An additional quart valve lowers the fundamental tone by 2 1/2 tones. For details about the advantages see the comment by Matthias Höfs in the list of instruments.
- Quint crook
A quart valve can be equipped by an additional quint crook. This forms a quint valve which lowers the fundamental tone of an instrument by 3 1/2 tones.
- Sliding Bell System
The bell is slidable and therefore acts as a tuning facility. As a positive side-effect, the bell can be exchanged. But it was mainly developed for sound reasons. Whenever two pipes do not directly touch each other, there is a change in the pipe diameter which influences the sound – similar to trombones where the pipe diameter changes permanently. These so-called “air pockets” influence the feeling and the sound of the instrument.
- Yellow brass
Yellow brass is the standard material. It contains 58 to 72% copper. At a copper content of more than 80% it is referred to as gold brass (also Tombak in Austria), at a copper content of over 90% it becomes red copper which is hardly usable for instruments.
This is a tuning facility soldered onto the main tuning slide. The fundamental pitch is tuned first, and then it can be changed flexibly. This is also possible as a combined trigger with the 3rd valve. It is especially helpful while playing in an orchestra when the player has to start after a long rest with a cold instrument.
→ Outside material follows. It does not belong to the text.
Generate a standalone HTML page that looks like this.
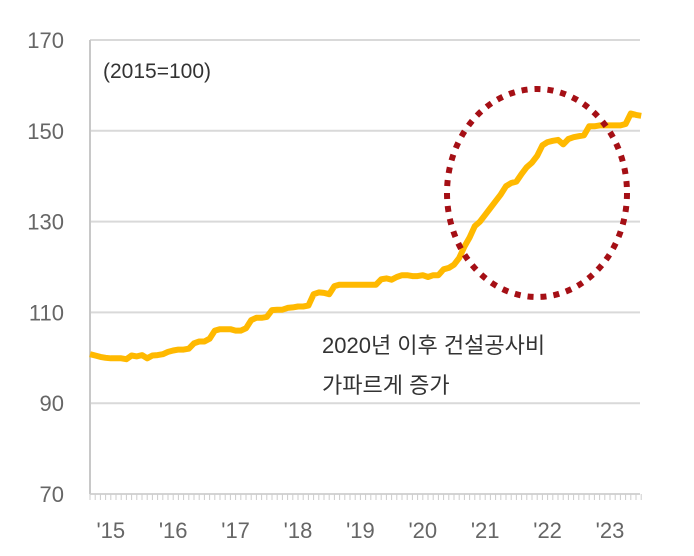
<!DOCTYPE html>
<html><head><meta charset="utf-8"><style>
html,body{margin:0;padding:0;background:#fff;}
svg{display:block;font-family:"Liberation Sans","Noto Sans CJK KR",sans-serif;}
</style></head><body>
<svg id="chart" width="694" height="556"></svg>
<script>
const years = ["'15","'16","'17","'18","'19","'20","'21","'22","'23"];
const yTicks = [70,90,110,130,150,170];
const costIndex = [100.8,100.5,100.2,100.0,99.9,99.9,99.9,99.7,100.5,100.3,100.6,99.9,
100.5,100.6,100.8,101.3,101.6,101.8,101.8,102.0,103.2,103.6,103.6,104.2,
106.0,106.3,106.3,106.3,106.0,106.0,106.5,108.3,108.8,108.8,109.0,110.5,
110.6,110.6,111.0,111.1,111.3,111.3,111.5,114.0,114.4,114.3,114.0,115.8,
116.1,116.1,116.1,116.1,116.1,116.1,116.1,116.1,117.3,117.5,117.2,117.8,
118.2,118.2,118.0,118.0,118.2,117.8,118.2,118.2,119.5,119.8,120.5,122.0,
124.5,126.5,129.0,130.0,131.5,133.0,134.5,136.0,137.8,138.5,138.8,140.5,
142.0,143.0,144.5,146.8,147.5,147.8,148.0,147.0,148.2,148.6,148.8,149.0,
151.0,151.0,151.2,151.2,151.2,151.2,151.2,151.5,153.8,153.5,153.3];
const NS="http://www.w3.org/2000/svg";
const svg=document.getElementById('chart');
const X0=90, X1=640, Y70=494, Y170=40;
const monthStep=5.2;
const xScale=i=>X0+i*monthStep;
const yScale=v=>Y70-(v-70)*(Y70-Y170)/100;
function mk(tag,attrs){const e=document.createElementNS(NS,tag);for(const k in attrs)e.setAttribute(k,attrs[k]);svg.appendChild(e);return e;}
yTicks.forEach(t=>{
  const y=yScale(t);
  const g=mk('line',{x1:X0,x2:X1,y1:y,y2:y,stroke:'#d9d9d9','stroke-width':2});
  
  
  const tx=mk('text',{x:64,y:y+8,'text-anchor':'end','font-size':22,fill:'#666'});
  tx.textContent=t;
  
  
});
const ax=mk('line',{x1:X0,x2:X0,y1:Y170,y2:Y70,stroke:'#c8c8c8','stroke-width':2});


for(let i=0;i<=106;i++){
  const t=mk('line',{x1:xScale(i),x2:xScale(i),y1:Y70,y2:Y70+6,stroke:'#ccc','stroke-width':1});
  
  
}
const xb=mk('line',{x1:X0,x2:X1,y1:Y70,y2:Y70,stroke:'#d0d0d0','stroke-width':1});


years.forEach((lab,k)=>{
  const t=mk('text',{x:xScale(k*12+4),y:538,'text-anchor':'middle','font-size':22,fill:'#666'});
  t.textContent=lab;
  
  
});
const d=costIndex.map((v,i)=>(i?'L':'M')+xScale(i).toFixed(1)+','+yScale(v).toFixed(1)).join(' ');
const line=mk('path',{d:d,fill:'none',stroke:'#FFB900','stroke-width':6,'stroke-linejoin':'round'});


const el=mk('ellipse',{cx:537,cy:193,rx:90,ry:104,fill:'none',stroke:'#A50F15','stroke-width':6,'stroke-dasharray':'6 7'});


const base=mk('text',{x:103,y:78,'font-size':21,fill:'#333'});
base.textContent='(2015=100)';


const a1=mk('text',{x:322,y:353,'font-size':22,fill:'#333'});
a1.textContent='2020년 이후 건설공사비';


const a2=mk('text',{x:322,y:393,'font-size':22,fill:'#333'});
a2.textContent='가파르게 증가';


</script>
</body></html>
In this case, the instrument can be flexibly tuned up until the normal playing temperature is reached and the instrument has recovered its “tuned” intonation. To a certain degree, this can be compared to the intonation of a trombone via the slide. The advantage lies in the fact that even in a “cold” condition or with a “tired” embouchure the instrument can be played in the centre and does not have to be “bent” to the required pitch.
- Sound ring
This slidable metal ring, which adds to the centering and mass of the tones, was developed from the historic reference to the “knob” of the baroque trumpet.
See “Half-round and pearl bars”.
- Overblowing key (B/C/A)
The instrument is shortened “acoustically” by a key, and the more remote lower tone of the natural tone series of a virtually shorter instrument is used.
This increases the accuracy in the upper range.
- Sound plate
This is similar to the sound ring. But the sound plate adds weight across the surface. The additional material also gives a higher wall thickness and centers the sound accordingly.
- Half-round and pearl bars
Our studies of historic instruments have shown that there is no single component which is mere decoration. Similar to the sound ring, we developed half-round bars and pearl bars which can be sticked on (for testing) or soldered to the instrument. These bars influence the response and radiation. Plain bars provide a darker sound while pearl bars increase the surface area and influence the radiation.
- Zirnbauer machine
In contrast to the Meinlschmidt machine, the pipes are soldered, which gives clearly different results in terms of sound.
- Meinlschmidt machine
This is the standard machine for rotary valve trumpets.
- Combined trigger
On 4 valve machines the 3rd and 4th valve are triggered simultaneously via a combined trigger.